Aquinas’s four–fold senses of scripture: Harnessing metaphysical analogy for theological exegesis

Date of Award


Degree Name

Master of Philosophy (School of Philosophy and Theology)

Schools and Centres

Philosophy and Theology

First Supervisor

Susanna Rizzo

Second Supervisor

Kevin Wagner


This thesis seeks to contribute to the integration of exegesis and theology called for by Joseph Cardinal Ratzinger in his 1988 Erasmus address, “Biblical Interpretation in Crisis.” While much progress towards this integration has been made, limited attention has been given to Ratzinger’s recommended philosophical framework, the metaphysics of participation and analogy as formulated by St. Thomas Aquinas. This thesis builds on the contemporary revival in Aquinas’s approach to Scripture to propose a metaphysical framework for theological exegesis.
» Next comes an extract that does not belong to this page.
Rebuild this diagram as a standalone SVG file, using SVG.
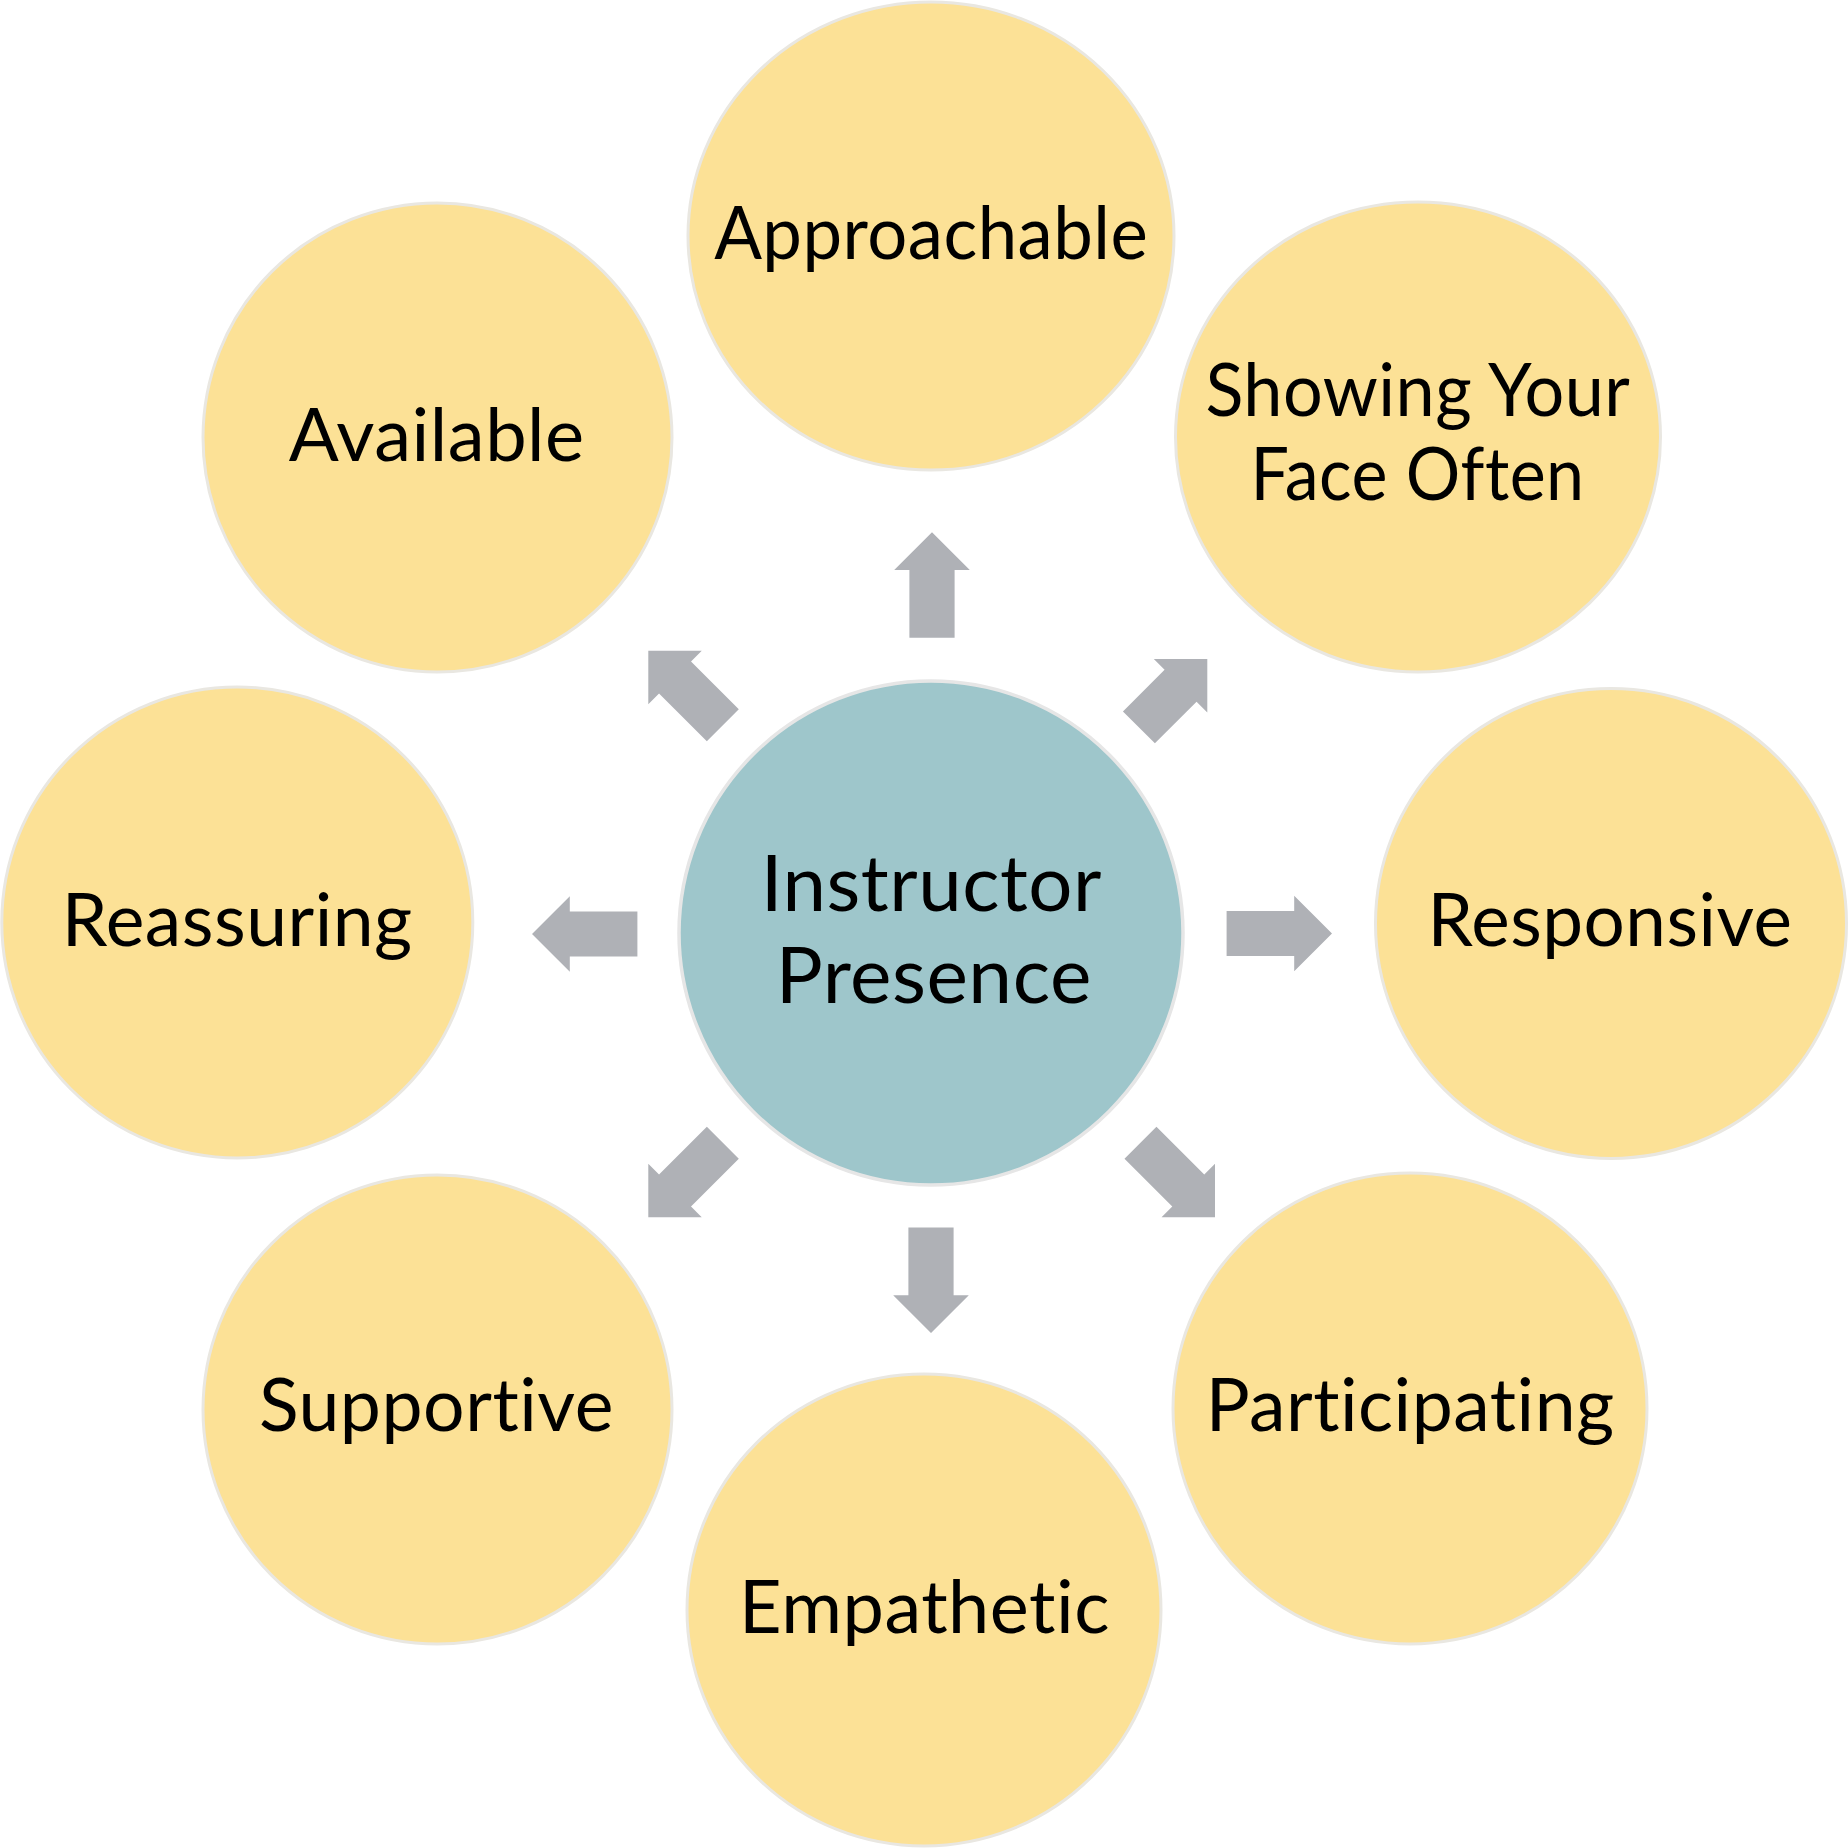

This framework will be based on three claims. First, that the hermeneutic of faith adopted by the Pontifical Biblical Commission, among others, is essential for theological exegesis, but is unable to grapple with the tension between truth and history due to its metaphysical ambivalence. Second, that metaphysical analogy, especially as expressed in the analogy of being (analogia entis) of Erich Przywara, can bring opposing poles into a dynamic tension in which the recognition of similarities does not suppress the ever-greater dissimilarities. The structures of metaphysical analogy are thus suited to an inductive approach to Scripture, in which the historical and literary particularities of each text can be brought into dialogue with the participatory dimension of history and revelation. Finally, that metaphysical analogy underlies Aquinas’s teaching on the four-fold senses of Scripture and the pattern of interwoven biblical quotations found in his scriptural commentaries. Aquinas’s exegetical style can therefore be understood as an “analogy of Scripture” (analogia Scripturae). Engaging with Aquinas’s senses of Scripture within a framework of metaphysical analogy and participation can thus assist contemporary exegetes in developing new pathways towards Ratzinger’s desired integration of exegesis and theology.